Dans le diagramme ci-dessus, Sud (12 cartes) a ouvert d'1 SA (15 1/2 - 17 1/2) et Ouest, qui a regardé son jeu, s'esclaffe avant de déclarer "mais j'ai 14 cartes".

1er cas : C'est le 2 de Pique qui a été déplacé de Sud en Ouest.

Vous déciderez que la donne est injouable car l'ouverture de Sud pourrait être modifiée (même Si Sud prétend que ça lui arrive parfois d'ouvrir d'1 SA avec une majeure cinquième).
40 % aux deux paires.

2ème cas : C'est le Valet de Trèfle qui a été déplacé de Sud en Ouest.

ldem. Il est exact que l'ouverture de Sud ne serait pas modifiée (1 SA) mais la connaissance par Ouest de cet honneur en Sud peut avoir trop de conséquences dans le jeu.
40%-40%.

3ème cas : C'est le 2 de Carreau qui a été déplacé de Sud en Ouest.

L'ouverture ne sera pas modifiée.
On peut présumer que la connaissance du 2 de Carreau en Sud sera sans influence sur le jeu d'Ouest. Encore que... Imaginez que Sud négocie le contrat de 4 Cœurs et que sur entame de l'As de Carreau, le mort expose 8 7 6 5 dans cette couleur Est fournira le 3 et même si Sud fournit le 10, le singleton d'Est sera connu dès la première levée.

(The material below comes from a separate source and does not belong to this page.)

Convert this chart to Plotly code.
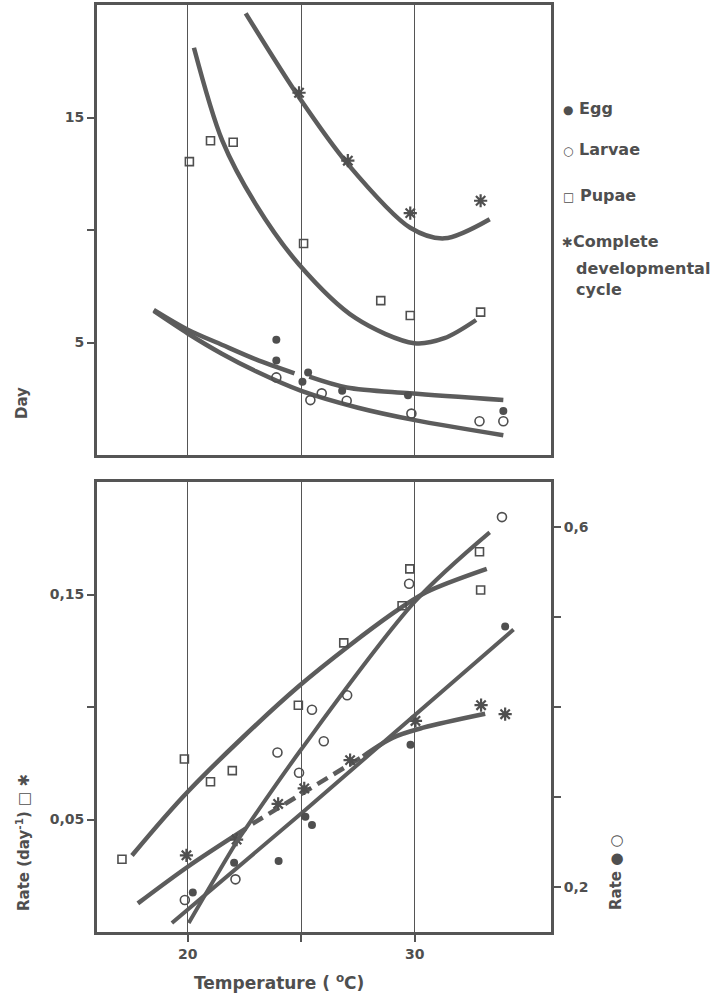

Il est probable qu'ici cette connaissance sera sans influence, mais cet exemple vous montre à quel point il peut être délicat d'apprécier, alors même que l'on ignore encore quel contrat sera joué, si la connaissance d'une petite carte peut avoir des conséquences sur le jeu.

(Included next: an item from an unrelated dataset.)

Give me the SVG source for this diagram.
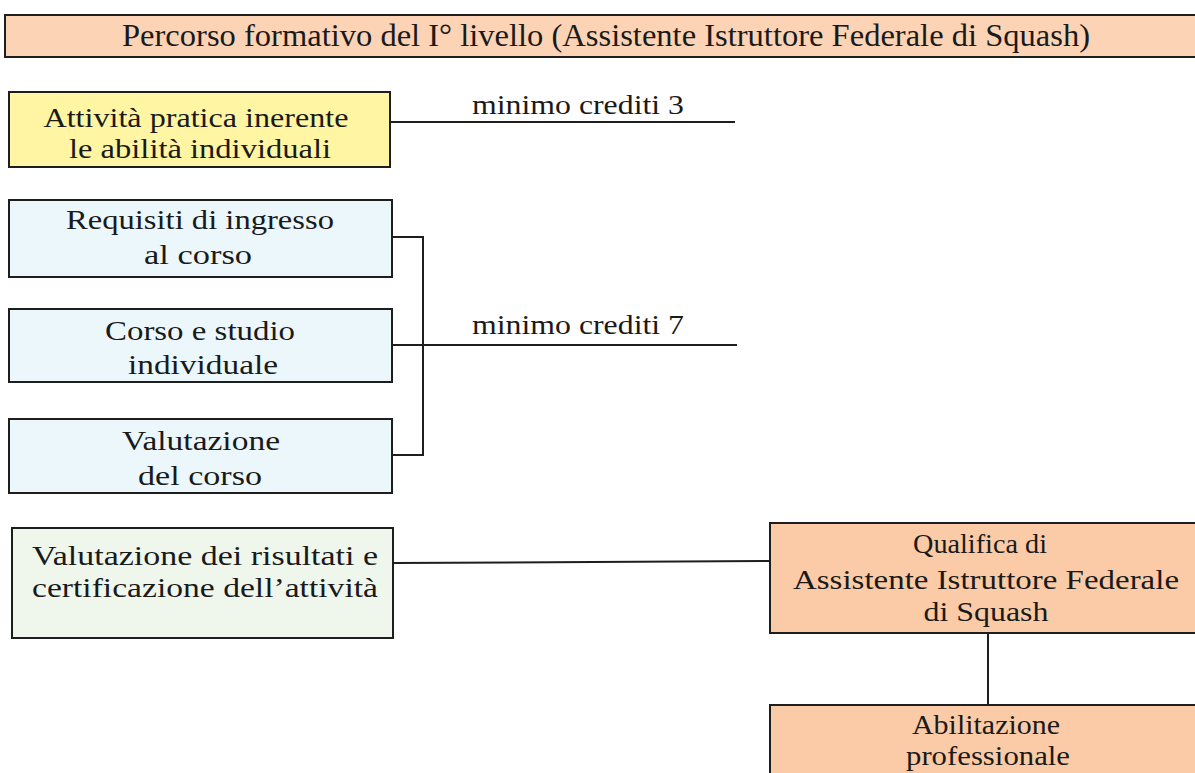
<svg xmlns="http://www.w3.org/2000/svg" width="1195" height="773" viewBox="0 0 1195 773">
<style>
.box{stroke:#1e1e1e;stroke-width:2}
.t{font-family:"Liberation Serif","DejaVu Serif",serif;font-size:28px;fill:#1a1a1a;text-anchor:middle}
.h{font-size:31px}
.ln{stroke:#1e1e1e;stroke-width:2;fill:none}
</style>
<rect width="1195" height="773" fill="#ffffff"/>
<g id="title">
<rect class="box" x="5" y="15" width="1195" height="42" fill="#FCD3B4"/>
<text class="t h" x="606" y="46" textLength="968" lengthAdjust="spacingAndGlyphs">Percorso formativo del I° livello (Assistente Istruttore Federale di Squash)</text>
</g>
<g id="connectors">
<line class="ln" x1="390" y1="122" x2="735" y2="122"/>
<polyline class="ln" points="392,237 423,237 423,455 392,455"/>
<line class="ln" x1="392" y1="345" x2="737" y2="345"/>
<line class="ln" x1="393" y1="563" x2="770" y2="561"/>
<line class="ln" x1="988" y1="633" x2="988" y2="705"/>
</g>
<g id="credits3">
<text class="t" x="578" y="114" textLength="212" lengthAdjust="spacingAndGlyphs">minimo crediti 3</text>
</g>
<g id="credits7">
<text class="t" x="578" y="334" textLength="212" lengthAdjust="spacingAndGlyphs">minimo crediti 7</text>
</g>
<g id="attivita">
<rect class="box" x="9" y="92" width="381" height="75" fill="#FFF5A3"/>
<text class="t" x="196" y="127" textLength="305" lengthAdjust="spacingAndGlyphs">Attività pratica inerente</text>
<text class="t" x="200" y="158" textLength="262" lengthAdjust="spacingAndGlyphs">le abilità individuali</text>
</g>
<g id="requisiti">
<rect class="box" x="9" y="200" width="383" height="77" fill="#ECF7FB"/>
<text class="t" x="200" y="229" textLength="268" lengthAdjust="spacingAndGlyphs">Requisiti di ingresso</text>
<text class="t" x="198" y="264" textLength="108" lengthAdjust="spacingAndGlyphs">al corso</text>
</g>
<g id="corso">
<rect class="box" x="9" y="309" width="383" height="73" fill="#ECF7FB"/>
<text class="t" x="200" y="340" textLength="190" lengthAdjust="spacingAndGlyphs">Corso e studio</text>
<text class="t" x="203" y="374" textLength="150" lengthAdjust="spacingAndGlyphs">individuale</text>
</g>
<g id="valutazione">
<rect class="box" x="9" y="419" width="383" height="74" fill="#ECF7FB"/>
<text class="t" x="201" y="450" textLength="158" lengthAdjust="spacingAndGlyphs">Valutazione</text>
<text class="t" x="200" y="485" textLength="124" lengthAdjust="spacingAndGlyphs">del corso</text>
</g>
<g id="certificazione">
<rect class="box" x="12" y="528" width="381" height="110" fill="#EFF6EC"/>
<text class="t" x="205" y="565" textLength="346" lengthAdjust="spacingAndGlyphs">Valutazione dei risultati e</text>
<text class="t" x="205" y="597" textLength="346" lengthAdjust="spacingAndGlyphs">certificazione dell’attività</text>
</g>
<g id="qualifica">
<rect class="box" x="770" y="523" width="430" height="110" fill="#FACBA6"/>
<text class="t" x="980" y="553" textLength="134" lengthAdjust="spacingAndGlyphs">Qualifica di</text>
<text class="t" x="986" y="589" textLength="386" lengthAdjust="spacingAndGlyphs">Assistente Istruttore Federale</text>
<text class="t" x="986" y="621" textLength="125" lengthAdjust="spacingAndGlyphs">di Squash</text>
</g>
<g id="abilitazione">
<rect class="box" x="770" y="705" width="430" height="75" fill="#FACBA6"/>
<text class="t" x="986" y="734" textLength="148" lengthAdjust="spacingAndGlyphs">Abilitazione</text>
<text class="t" x="988" y="765" textLength="164" lengthAdjust="spacingAndGlyphs">professionale</text>
</g>
</svg>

On comprend et on approuve l'intention du législateur qui a voulu, qu'autant que faire se peut, une donne ne soit pas annulée. Mais votre tâche d'arbitre n'en sera pas facilitée. Je termine sur un conseil personnel, conforté toutefois par des discussions avec des collègues. Rien ne vous oblige à en tenir compte, je vous livre là, non la loi, mais mon sentiment.

 

  • En tournoi par paires, ne prenez aucun risque. 40 %, ce n'est pas un drame. Les joueurs sont fautifs, ils devaient compter leurs cartes et comme vous êtes dans l'obligation de prendre une décision sur-le-champ, le risque d'erreur est trop important.
     
  • En match par 4, le problème est différent. L'étui ayant déjà été joué dans l'autre salle (sinon c'est une fausse donne), vous allez annuler un résultat déjà obtenu. C'est beaucoup plus grave. N'oubliez pas aussi que vous disposez de beaucoup plus de temps pour faire votre analyse. Dites aux joueurs de jouer l'étui suivant, étudiez votre diagramme tranquillement avant de prendre une décision. Faites jouer si le risque est raisonnable.
     
  • Un dernier point : si vous informez les joueurs que la donne est jouable après correction et que ceux-ci acceptent de la jouer, peut-il y avoir appel s'il apparaît que l'information a favorisé un camp ?
     
    Ma réponse est oui. Le code dit que vous deviez "estimer", donc on fait appel à votre jugement, votre pouvoir discrétionnaire. Pour ma part, incontestablement, l'appel est recevable et c'est tant mieux. La commission d'appel n'est pas seulement une protection pour les joueurs, elle l'est surtout pour l'arbitre qui a la responsabilité de prendre, parfois bien rapidement, des décisions délicates.